— start —

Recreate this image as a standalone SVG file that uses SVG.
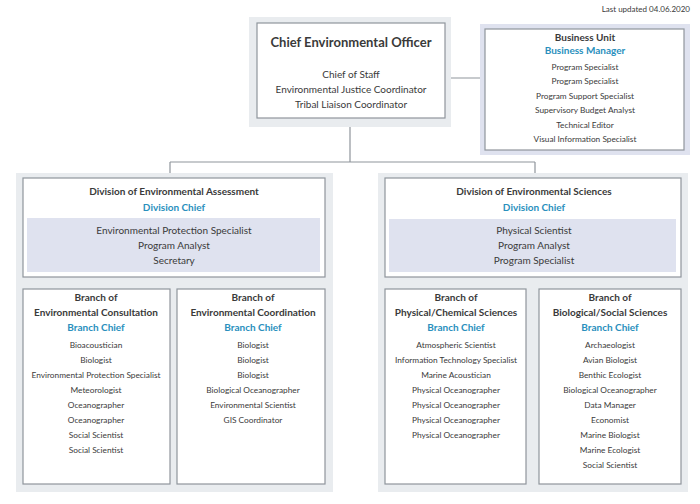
<svg xmlns="http://www.w3.org/2000/svg" width="700" height="504" viewBox="0 0 700 504">
<style>
text{font-family:Lato,"Open Sans",sans-serif;fill:#3a3a3a;text-anchor:middle}
.outer{fill:#e9ecef}
.bu{fill:#dfe2ef}
.box{fill:#fff;stroke:#8f959c;stroke-width:1.2}
.shade{fill:#dfe2ef}
.t{font-size:13px;font-weight:bold}
.h{font-size:10px;font-weight:bold}
.c{font-size:10px;font-weight:bold;fill:#2a8fbd}
.m{font-size:10px}
.s{font-size:8.3px}
.ln{fill:none;stroke:#8f959c;stroke-width:1.2}
</style>
<text x="690" y="12" style="font-size:8px;text-anchor:end">Last updated 04.06.2020</text>
<g id="connectors">
<path class="ln" d="M445 78H485M350 127V162M170 162H535M170 162V173M535 162V173M170 277V283M90 283H250M90 283V289M250 283V289M535 277V283M456 283H615M456 283V289M615 283V289"/>
</g>
<g id="ceo">
<rect class="outer" x="249" y="17" width="202" height="110"/>
<rect class="box" x="257" y="23" width="188" height="95"/>
<text class="t" x="351" y="47">Chief Environmental Officer</text>
<text class="m" x="351" y="78">Chief of Staff</text>
<text class="m" x="351" y="93">Environmental Justice Coordinator</text>
<text class="m" x="351" y="108">Tribal Liaison Coordinator</text>
</g>
<g id="business">
<rect class="bu" x="480" y="24" width="210" height="131"/>
<rect class="box" x="485" y="29" width="199" height="121"/>
<text class="h" x="585" y="41">Business Unit</text>
<text class="c" x="585" y="54">Business Manager</text>
<text class="s" x="585" y="70">Program Specialist</text>
<text class="s" x="585" y="84">Program Specialist</text>
<text class="s" x="585" y="99">Program Support Specialist</text>
<text class="s" x="585" y="113">Supervisory Budget Analyst</text>
<text class="s" x="585" y="128">Technical Editor</text>
<text class="s" x="585" y="142">Visual Information Specialist</text>
</g>
<g id="div-ea">
<rect class="outer" x="16" y="173" width="317" height="319"/>
<rect class="box" x="23" y="178" width="302" height="99"/>
<rect class="shade" x="27" y="218" width="293" height="54"/>
<text class="h" x="174" y="195">Division of Environmental Assessment</text>
<text class="c" x="174" y="211">Division Chief</text>
<text class="m" x="174" y="234">Environmental Protection Specialist</text>
<text class="m" x="174" y="249">Program Analyst</text>
<text class="m" x="174" y="264">Secretary</text>
</g>
<g id="branch-ec">
<rect class="box" x="23" y="289" width="147" height="195"/>
<text class="h" x="96" y="301">Branch of</text>
<text class="h" x="96" y="316">Environmental Consultation</text>
<text class="c" x="96" y="331">Branch Chief</text>
<text class="s" x="96" y="348">Bioacoustician</text>
<text class="s" x="96" y="363">Biologist</text>
<text class="s" x="96" y="378">Environmental Protection Specialist</text>
<text class="s" x="96" y="393">Meteorologist</text>
<text class="s" x="96" y="408">Oceanographer</text>
<text class="s" x="96" y="423">Oceanographer</text>
<text class="s" x="96" y="438">Social Scientist</text>
<text class="s" x="96" y="453">Social Scientist</text>
</g>
<g id="branch-eco">
<rect class="box" x="177" y="289" width="148" height="195"/>
<text class="h" x="253" y="301">Branch of</text>
<text class="h" x="253" y="316">Environmental Coordination</text>
<text class="c" x="253" y="331">Branch Chief</text>
<text class="s" x="253" y="348">Biologist</text>
<text class="s" x="253" y="363">Biologist</text>
<text class="s" x="253" y="378">Biologist</text>
<text class="s" x="253" y="393">Biological Oceanographer</text>
<text class="s" x="253" y="408">Environmental Scientist</text>
<text class="s" x="253" y="423">GIS Coordinator</text>
</g>
<g id="div-es">
<rect class="outer" x="378" y="173" width="310" height="319"/>
<rect class="box" x="385" y="178" width="296" height="99"/>
<rect class="shade" x="389" y="219" width="287" height="53"/>
<text class="h" x="534" y="195">Division of Environmental Sciences</text>
<text class="c" x="534" y="211">Division Chief</text>
<text class="m" x="534" y="234">Physical Scientist</text>
<text class="m" x="534" y="249">Program Analyst</text>
<text class="m" x="534" y="264">Program Specialist</text>
</g>
<g id="branch-pcs">
<rect class="box" x="385" y="289" width="141" height="195"/>
<text class="h" x="456" y="301">Branch of</text>
<text class="h" x="456" y="316">Physical/Chemical Sciences</text>
<text class="c" x="456" y="331">Branch Chief</text>
<text class="s" x="456" y="348">Atmospheric Scientist</text>
<text class="s" x="456" y="363">Information Technology Specialist</text>
<text class="s" x="456" y="378">Marine Acoustician</text>
<text class="s" x="456" y="393">Physical Oceanographer</text>
<text class="s" x="456" y="408">Physical Oceanographer</text>
<text class="s" x="456" y="423">Physical Oceanographer</text>
<text class="s" x="456" y="438">Physical Oceanographer</text>
</g>
<g id="branch-bss">
<rect class="box" x="539" y="289" width="142" height="195"/>
<text class="h" x="610" y="301">Branch of</text>
<text class="h" x="610" y="316">Biological/Social Sciences</text>
<text class="c" x="610" y="331">Branch Chief</text>
<text class="s" x="610" y="348">Archaeologist</text>
<text class="s" x="610" y="363">Avian Biologist</text>
<text class="s" x="610" y="378">Benthic Ecologist</text>
<text class="s" x="610" y="393">Biological Oceanographer</text>
<text class="s" x="610" y="408">Data Manager</text>
<text class="s" x="610" y="423">Economist</text>
<text class="s" x="610" y="438">Marine Biologist</text>
<text class="s" x="610" y="453">Marine Ecologist</text>
<text class="s" x="610" y="468">Social Scientist</text>
</g>
</svg>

— end —

▶ _WHAT IS BEING ASKED_
Copy every line of the data exactly as written, excluding the pictures.

▶ _RESULT OF THE EXERCISE_
Recreate this image as a standalone SVG file that uses SVG.
<svg xmlns="http://www.w3.org/2000/svg" width="700" height="504" viewBox="0 0 700 504">
<style>
text{font-family:Lato,"Open Sans",sans-serif;fill:#3a3a3a;text-anchor:middle}
.outer{fill:#e9ecef}
.bu{fill:#dfe2ef}
.box{fill:#fff;stroke:#8f959c;stroke-width:1.2}
.shade{fill:#dfe2ef}
.t{font-size:13px;font-weight:bold}
.h{font-size:10px;font-weight:bold}
.c{font-size:10px;font-weight:bold;fill:#2a8fbd}
.m{font-size:10px}
.s{font-size:8.3px}
.ln{fill:none;stroke:#8f959c;stroke-width:1.2}
</style>
<text x="690" y="12" style="font-size:8px;text-anchor:end">Last updated 04.06.2020</text>
<g id="connectors">
<path class="ln" d="M445 78H485M350 127V162M170 162H535M170 162V173M535 162V173M170 277V283M90 283H250M90 283V289M250 283V289M535 277V283M456 283H615M456 283V289M615 283V289"/>
</g>
<g id="ceo">
<rect class="outer" x="249" y="17" width="202" height="110"/>
<rect class="box" x="257" y="23" width="188" height="95"/>
<text class="t" x="351" y="47">Chief Environmental Officer</text>
<text class="m" x="351" y="78">Chief of Staff</text>
<text class="m" x="351" y="93">Environmental Justice Coordinator</text>
<text class="m" x="351" y="108">Tribal Liaison Coordinator</text>
</g>
<g id="business">
<rect class="bu" x="480" y="24" width="210" height="131"/>
<rect class="box" x="485" y="29" width="199" height="121"/>
<text class="h" x="585" y="41">Business Unit</text>
<text class="c" x="585" y="54">Business Manager</text>
<text class="s" x="585" y="70">Program Specialist</text>
<text class="s" x="585" y="84">Program Specialist</text>
<text class="s" x="585" y="99">Program Support Specialist</text>
<text class="s" x="585" y="113">Supervisory Budget Analyst</text>
<text class="s" x="585" y="128">Technical Editor</text>
<text class="s" x="585" y="142">Visual Information Specialist</text>
</g>
<g id="div-ea">
<rect class="outer" x="16" y="173" width="317" height="319"/>
<rect class="box" x="23" y="178" width="302" height="99"/>
<rect class="shade" x="27" y="218" width="293" height="54"/>
<text class="h" x="174" y="195">Division of Environmental Assessment</text>
<text class="c" x="174" y="211">Division Chief</text>
<text class="m" x="174" y="234">Environmental Protection Specialist</text>
<text class="m" x="174" y="249">Program Analyst</text>
<text class="m" x="174" y="264">Secretary</text>
</g>
<g id="branch-ec">
<rect class="box" x="23" y="289" width="147" height="195"/>
<text class="h" x="96" y="301">Branch of</text>
<text class="h" x="96" y="316">Environmental Consultation</text>
<text class="c" x="96" y="331">Branch Chief</text>
<text class="s" x="96" y="348">Bioacoustician</text>
<text class="s" x="96" y="363">Biologist</text>
<text class="s" x="96" y="378">Environmental Protection Specialist</text>
<text class="s" x="96" y="393">Meteorologist</text>
<text class="s" x="96" y="408">Oceanographer</text>
<text class="s" x="96" y="423">Oceanographer</text>
<text class="s" x="96" y="438">Social Scientist</text>
<text class="s" x="96" y="453">Social Scientist</text>
</g>
<g id="branch-eco">
<rect class="box" x="177" y="289" width="148" height="195"/>
<text class="h" x="253" y="301">Branch of</text>
<text class="h" x="253" y="316">Environmental Coordination</text>
<text class="c" x="253" y="331">Branch Chief</text>
<text class="s" x="253" y="348">Biologist</text>
<text class="s" x="253" y="363">Biologist</text>
<text class="s" x="253" y="378">Biologist</text>
<text class="s" x="253" y="393">Biological Oceanographer</text>
<text class="s" x="253" y="408">Environmental Scientist</text>
<text class="s" x="253" y="423">GIS Coordinator</text>
</g>
<g id="div-es">
<rect class="outer" x="378" y="173" width="310" height="319"/>
<rect class="box" x="385" y="178" width="296" height="99"/>
<rect class="shade" x="389" y="219" width="287" height="53"/>
<text class="h" x="534" y="195">Division of Environmental Sciences</text>
<text class="c" x="534" y="211">Division Chief</text>
<text class="m" x="534" y="234">Physical Scientist</text>
<text class="m" x="534" y="249">Program Analyst</text>
<text class="m" x="534" y="264">Program Specialist</text>
</g>
<g id="branch-pcs">
<rect class="box" x="385" y="289" width="141" height="195"/>
<text class="h" x="456" y="301">Branch of</text>
<text class="h" x="456" y="316">Physical/Chemical Sciences</text>
<text class="c" x="456" y="331">Branch Chief</text>
<text class="s" x="456" y="348">Atmospheric Scientist</text>
<text class="s" x="456" y="363">Information Technology Specialist</text>
<text class="s" x="456" y="378">Marine Acoustician</text>
<text class="s" x="456" y="393">Physical Oceanographer</text>
<text class="s" x="456" y="408">Physical Oceanographer</text>
<text class="s" x="456" y="423">Physical Oceanographer</text>
<text class="s" x="456" y="438">Physical Oceanographer</text>
</g>
<g id="branch-bss">
<rect class="box" x="539" y="289" width="142" height="195"/>
<text class="h" x="610" y="301">Branch of</text>
<text class="h" x="610" y="316">Biological/Social Sciences</text>
<text class="c" x="610" y="331">Branch Chief</text>
<text class="s" x="610" y="348">Archaeologist</text>
<text class="s" x="610" y="363">Avian Biologist</text>
<text class="s" x="610" y="378">Benthic Ecologist</text>
<text class="s" x="610" y="393">Biological Oceanographer</text>
<text class="s" x="610" y="408">Data Manager</text>
<text class="s" x="610" y="423">Economist</text>
<text class="s" x="610" y="438">Marine Biologist</text>
<text class="s" x="610" y="453">Marine Ecologist</text>
<text class="s" x="610" y="468">Social Scientist</text>
</g>
</svg>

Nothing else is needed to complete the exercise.